> [Objective]
Find and copy lines holding "this".
****************
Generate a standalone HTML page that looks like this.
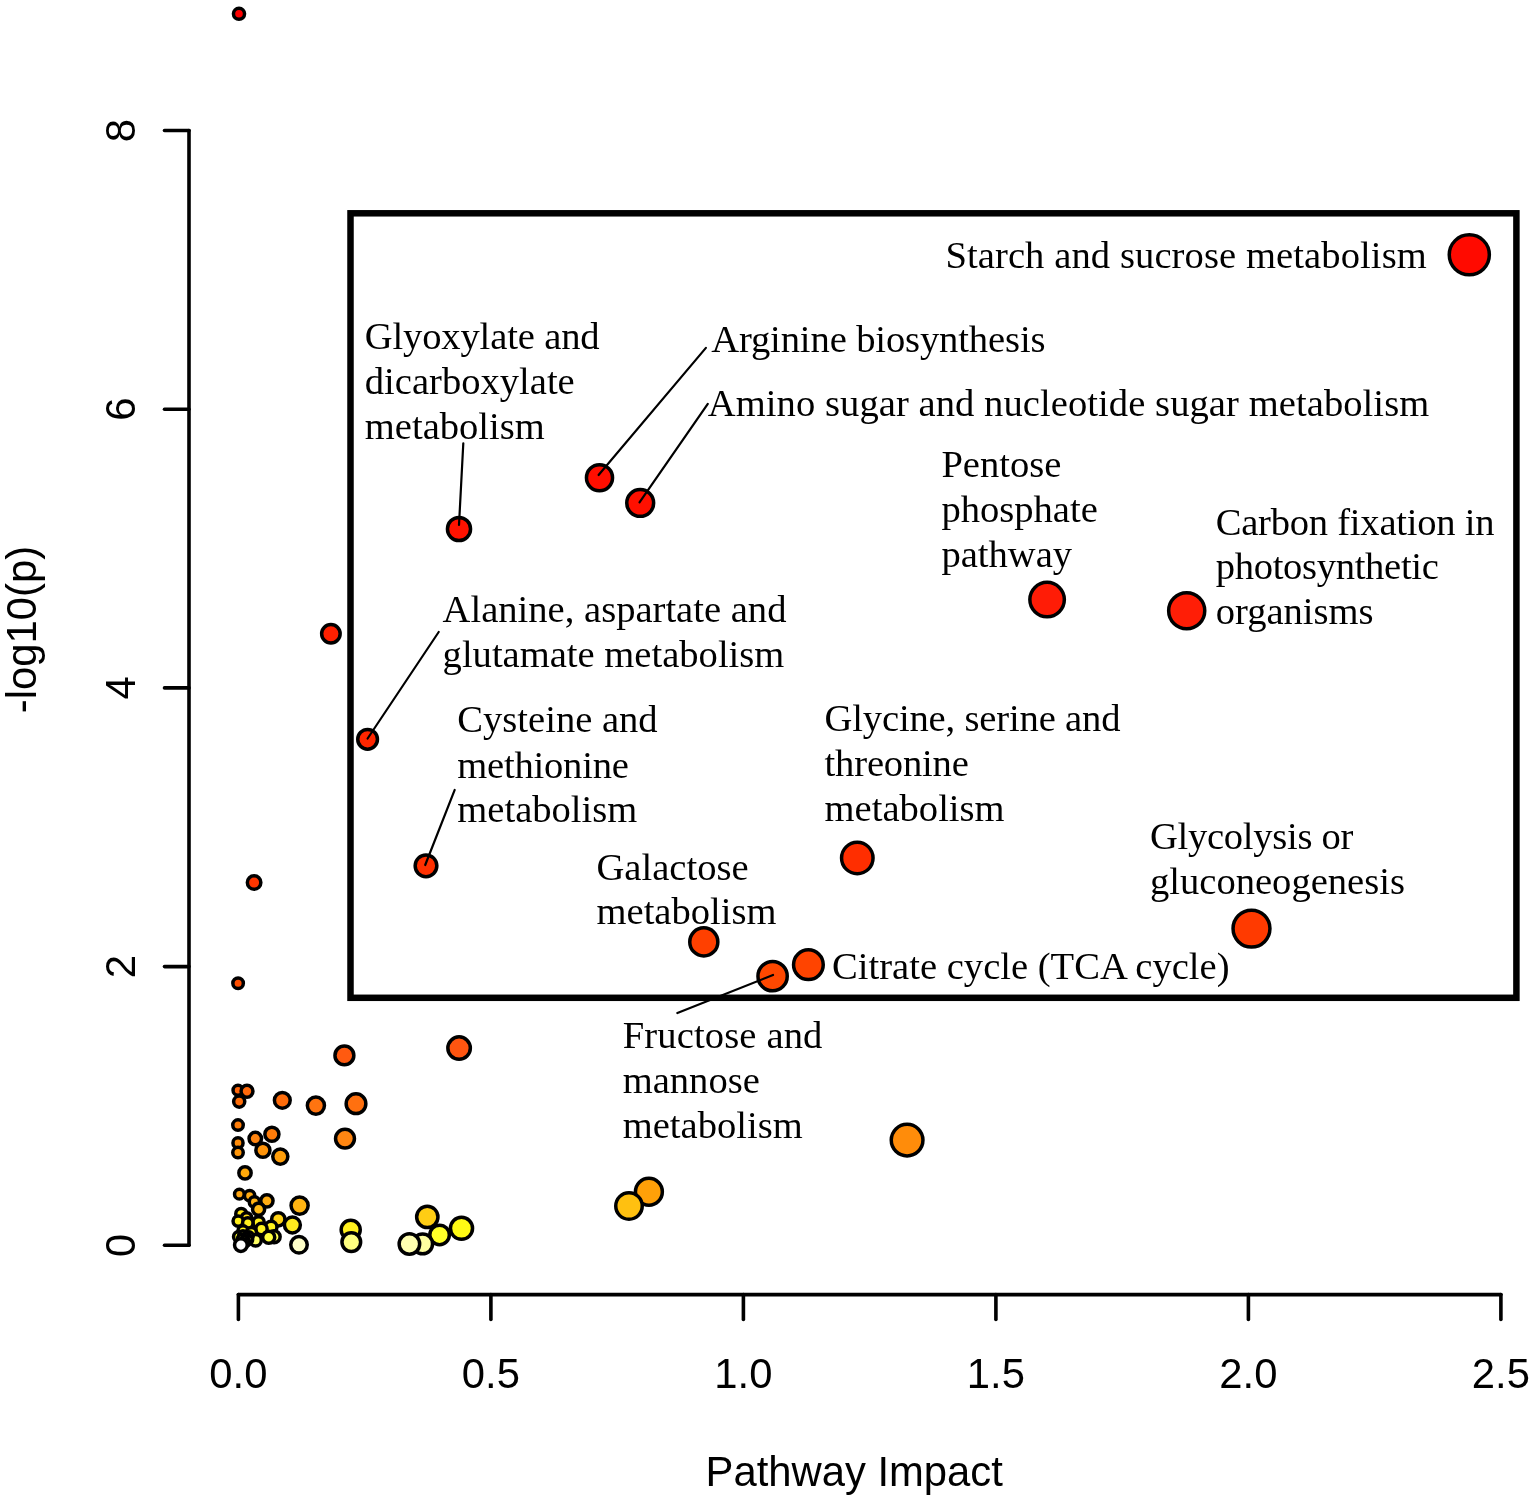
<!DOCTYPE html>
<html lang="en"><head><meta charset="utf-8"><title>Pathway Impact</title>
<style>html,body{margin:0;padding:0;background:#fff}svg{display:block}.s{font-family:"Liberation Serif","Times New Roman",serif;font-size:38.6px;fill:#000}.a{font-family:"Liberation Sans",Arial,sans-serif;font-size:41.8px;fill:#000}</style></head><body>
<svg width="1535" height="1502" viewBox="0 0 1535 1502">
<rect width="1535" height="1502" fill="#fff"/>
<g stroke="#000" stroke-width="3.6" stroke-linecap="round" fill="none">
<path d="M238.4 1294.6H1500.9"/>
<path d="M238.4 1294.6V1319.5"/>
<path d="M490.9 1294.6V1319.5"/>
<path d="M743.4 1294.6V1319.5"/>
<path d="M995.9 1294.6V1319.5"/>
<path d="M1248.4 1294.6V1319.5"/>
<path d="M1500.9 1294.6V1319.5"/>
<path d="M189 130.5V1245.3"/>
<path d="M189 1245.3H164.5"/>
<path d="M189 966.6H164.5"/>
<path d="M189 687.9H164.5"/>
<path d="M189 409.2H164.5"/>
<path d="M189 130.5H164.5"/>
</g>
<text class="a" x="238.4" y="1388.3" text-anchor="middle">0.0</text>
<text class="a" x="490.9" y="1388.3" text-anchor="middle">0.5</text>
<text class="a" x="743.4" y="1388.3" text-anchor="middle">1.0</text>
<text class="a" x="995.9" y="1388.3" text-anchor="middle">1.5</text>
<text class="a" x="1248.4" y="1388.3" text-anchor="middle">2.0</text>
<text class="a" x="1500.9" y="1388.3" text-anchor="middle">2.5</text>
<text class="a" transform="translate(135.3 1245.3) rotate(-90)" text-anchor="middle">0</text>
<text class="a" transform="translate(135.3 966.6) rotate(-90)" text-anchor="middle">2</text>
<text class="a" transform="translate(135.3 687.9) rotate(-90)" text-anchor="middle">4</text>
<text class="a" transform="translate(135.3 409.2) rotate(-90)" text-anchor="middle">6</text>
<text class="a" transform="translate(135.3 130.5) rotate(-90)" text-anchor="middle">8</text>
<text class="a" x="854.2" y="1486.4" text-anchor="middle">Pathway Impact</text>
<text class="a" transform="translate(35.6 629.5) rotate(-90)" text-anchor="middle">-log10(p)</text>
<g stroke="#000" stroke-width="3.5">
<circle cx="239.0" cy="13.8" r="5.55" fill="#FF0000"/>
<circle cx="1469.3" cy="254.8" r="20.05" fill="#FF0A00"/>
<circle cx="599.5" cy="477.7" r="13.05" fill="#FF0E00"/>
<circle cx="640.2" cy="502.9" r="13.45" fill="#FF1000"/>
<circle cx="459.0" cy="529.0" r="11.55" fill="#FF1200"/>
<circle cx="1047.1" cy="599.6" r="17.25" fill="#FF1C06"/>
<circle cx="1186.7" cy="610.8" r="18.05" fill="#FF1E06"/>
<circle cx="330.9" cy="633.7" r="9.25" fill="#FF2000"/>
<circle cx="367.6" cy="739.3" r="9.85" fill="#FF2600"/>
<circle cx="857.3" cy="858.0" r="15.75" fill="#FF2E00"/>
<circle cx="426.0" cy="865.8" r="10.85" fill="#FF3000"/>
<circle cx="254.1" cy="882.6" r="6.75" fill="#FF3600"/>
<circle cx="1251.5" cy="928.6" r="18.45" fill="#FF3A00"/>
<circle cx="703.8" cy="941.9" r="14.05" fill="#FF4000"/>
<circle cx="808.4" cy="964.7" r="14.85" fill="#FF4400"/>
<circle cx="772.6" cy="976.2" r="14.65" fill="#FF4800"/>
<circle cx="238.1" cy="983.3" r="5.25" fill="#FF4E00"/>
<circle cx="459.1" cy="1048.1" r="11.25" fill="#FF5510"/>
<circle cx="344.4" cy="1055.4" r="9.45" fill="#FF5A10"/>
<circle cx="238.0" cy="1090.3" r="4.95" fill="#FF660A"/>
<circle cx="247.0" cy="1091.2" r="5.95" fill="#FF680A"/>
<circle cx="282.3" cy="1100.3" r="7.90" fill="#FF6C0A"/>
<circle cx="239.2" cy="1101.6" r="5.55" fill="#FF6E0A"/>
<circle cx="356.0" cy="1103.7" r="9.85" fill="#FF700F"/>
<circle cx="315.9" cy="1105.6" r="8.55" fill="#FF7410"/>
<circle cx="238.0" cy="1125.1" r="5.25" fill="#FF7E0A"/>
<circle cx="271.9" cy="1134.3" r="7.05" fill="#FF7C0A"/>
<circle cx="255.3" cy="1138.6" r="6.25" fill="#FF8410"/>
<circle cx="345.0" cy="1138.6" r="9.45" fill="#FF8612"/>
<circle cx="907.1" cy="1140.1" r="15.85" fill="#FF8C0A"/>
<circle cx="238.0" cy="1142.9" r="5.05" fill="#FF8C0A"/>
<circle cx="262.9" cy="1150.2" r="7.05" fill="#FF940A"/>
<circle cx="238.0" cy="1152.6" r="5.25" fill="#FF960A"/>
<circle cx="280.3" cy="1156.6" r="7.55" fill="#FF9E0A"/>
<circle cx="245.0" cy="1172.9" r="6.15" fill="#FFA80A"/>
<circle cx="648.9" cy="1191.7" r="13.45" fill="#FFA008"/>
<circle cx="239.4" cy="1194.2" r="4.85" fill="#FFA612"/>
<circle cx="249.6" cy="1195.7" r="5.15" fill="#FFAA12"/>
<circle cx="266.9" cy="1200.8" r="6.15" fill="#FFAC12"/>
<circle cx="254.4" cy="1202.0" r="5.15" fill="#FFB212"/>
<circle cx="299.6" cy="1205.6" r="8.55" fill="#FFB412"/>
<circle cx="629.0" cy="1206.0" r="13.25" fill="#FFC010"/>
<circle cx="258.6" cy="1209.2" r="6.05" fill="#FFBA14"/>
<circle cx="241.2" cy="1213.9" r="5.45" fill="#FFE614"/>
<circle cx="427.3" cy="1216.9" r="10.65" fill="#FFCD14"/>
<circle cx="246.6" cy="1218.0" r="5.25" fill="#FFDC14"/>
<circle cx="278.3" cy="1219.3" r="6.65" fill="#FFD214"/>
<circle cx="238.2" cy="1221.1" r="5.15" fill="#FFEE1A"/>
<circle cx="258.6" cy="1222.3" r="5.65" fill="#FFF01A"/>
<circle cx="247.8" cy="1222.9" r="5.25" fill="#FFF01E"/>
<circle cx="292.4" cy="1225.0" r="7.95" fill="#FFEB1E"/>
<circle cx="271.1" cy="1227.0" r="5.85" fill="#FFF21E"/>
<circle cx="461.5" cy="1228.3" r="11.05" fill="#FFFA14"/>
<circle cx="261.5" cy="1229.0" r="5.65" fill="#FFF41E"/>
<circle cx="350.7" cy="1229.8" r="9.55" fill="#FFF01E"/>
<circle cx="243.0" cy="1230.7" r="5.05" fill="#FFF51E"/>
<circle cx="251.4" cy="1232.5" r="5.05" fill="#FFF824"/>
<circle cx="439.6" cy="1234.9" r="9.75" fill="#FFFF28"/>
<circle cx="238.8" cy="1236.7" r="5.25" fill="#FFFF30"/>
<circle cx="274.1" cy="1236.7" r="6.05" fill="#FFFF50"/>
<circle cx="268.7" cy="1237.3" r="6.05" fill="#FFFF3C"/>
<circle cx="244.8" cy="1236.5" r="3.75" fill="#FFFF40"/>
<circle cx="247.5" cy="1239.5" r="3.75" fill="#FFFF50"/>
<circle cx="255.6" cy="1240.3" r="5.75" fill="#FFFF64"/>
<circle cx="242.5" cy="1240.5" r="3.75" fill="#FFFF60"/>
<circle cx="243.0" cy="1234.9" r="4.25" fill="#FFFF50"/>
<circle cx="249.0" cy="1236.1" r="4.25" fill="#FFFF50"/>
<circle cx="246.0" cy="1237.3" r="4.25" fill="#FFFF50"/>
<circle cx="241.8" cy="1238.5" r="4.25" fill="#FFFF60"/>
<circle cx="248.4" cy="1239.7" r="4.25" fill="#FFFF60"/>
<circle cx="244.8" cy="1240.3" r="4.25" fill="#FFFF60"/>
<circle cx="351.3" cy="1242.1" r="9.35" fill="#FFFF80"/>
<circle cx="246.0" cy="1242.5" r="3.75" fill="#FFFF70"/>
<circle cx="422.6" cy="1243.9" r="9.95" fill="#FFFFA0"/>
<circle cx="409.4" cy="1243.9" r="10.25" fill="#FFFFB0"/>
<circle cx="299.0" cy="1244.8" r="8.25" fill="#FFFFC8"/>
<circle cx="240.9" cy="1245.1" r="6.35" fill="#FFFFFF"/>
</g>
<rect x="350.5" y="213.3" width="1165.9" height="784.5" fill="none" stroke="#000" stroke-width="6.5"/>
<g stroke="#000" stroke-width="2.2" stroke-linecap="round">
<path d="M463.3 443.3L459.0 525.0"/>
<path d="M705.9 347.9L598.6 475.0"/>
<path d="M707.8 403.9L639.5 502.4"/>
<path d="M438.7 632.0L367.6 738.5"/>
<path d="M454.7 789.9L425.2 865.0"/>
<path d="M677.4 1013.0L773.0 975.0"/>
</g>
<text class="s" x="945.4" y="267.9" style="letter-spacing:0.089px">Starch and sucrose metabolism</text>
<text class="s" x="364.8" y="348.7" style="letter-spacing:-0.154px">Glyoxylate and</text>
<text class="s" x="364.8" y="394.0">dicarboxylate</text>
<text class="s" x="364.8" y="439.2">metabolism</text>
<text class="s" x="711.2" y="351.8" style="letter-spacing:-0.125px">Arginine biosynthesis</text>
<text class="s" x="707.8" y="415.9" style="letter-spacing:0.060px">Amino sugar and nucleotide sugar metabolism</text>
<text class="s" x="941.4" y="476.5">Pentose</text>
<text class="s" x="941.4" y="521.7">phosphate</text>
<text class="s" x="941.4" y="567.0">pathway</text>
<text class="s" x="1215.7" y="534.5" style="letter-spacing:-0.235px">Carbon fixation in</text>
<text class="s" x="1215.7" y="579.3" style="letter-spacing:-0.308px">photosynthetic</text>
<text class="s" x="1215.7" y="623.7">organisms</text>
<text class="s" x="442.6" y="622.2">Alanine, aspartate and</text>
<text class="s" x="442.6" y="667.0">glutamate metabolism</text>
<text class="s" x="457.3" y="732.4">Cysteine and</text>
<text class="s" x="457.3" y="777.6" style="letter-spacing:-0.222px">methionine</text>
<text class="s" x="457.3" y="822.4">metabolism</text>
<text class="s" x="824.6" y="731.1" style="letter-spacing:-0.167px">Glycine, serine and</text>
<text class="s" x="824.6" y="775.8" style="letter-spacing:-0.188px">threonine</text>
<text class="s" x="824.6" y="820.6">metabolism</text>
<text class="s" x="1150.0" y="849.4" style="letter-spacing:-0.292px">Glycolysis or</text>
<text class="s" x="1150.0" y="893.7">gluconeogenesis</text>
<text class="s" x="596.5" y="879.6">Galactose</text>
<text class="s" x="596.5" y="924.4">metabolism</text>
<text class="s" x="832.1" y="978.6">Citrate cycle (TCA cycle)</text>
<text class="s" x="622.7" y="1047.7" style="letter-spacing:0.136px">Fructose and</text>
<text class="s" x="622.7" y="1092.9">mannose</text>
<text class="s" x="622.7" y="1137.7">metabolism</text>
</svg></body></html>
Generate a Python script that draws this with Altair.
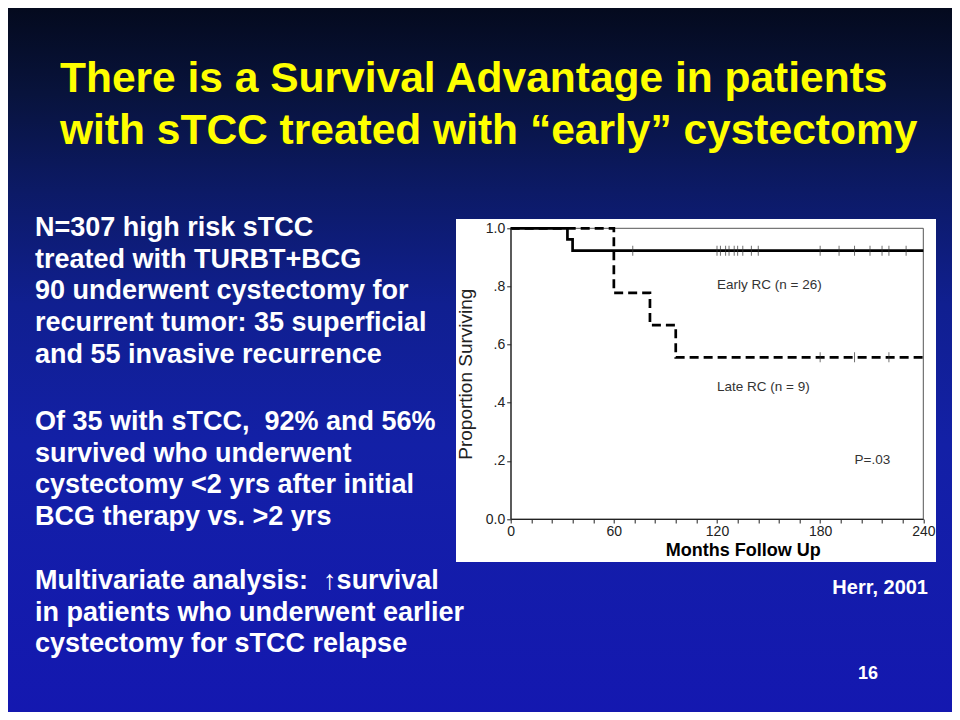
****************
> [Finished exercise]
Generate a standalone HTML page that looks like this.
Generate a Python script that draws this with Altair.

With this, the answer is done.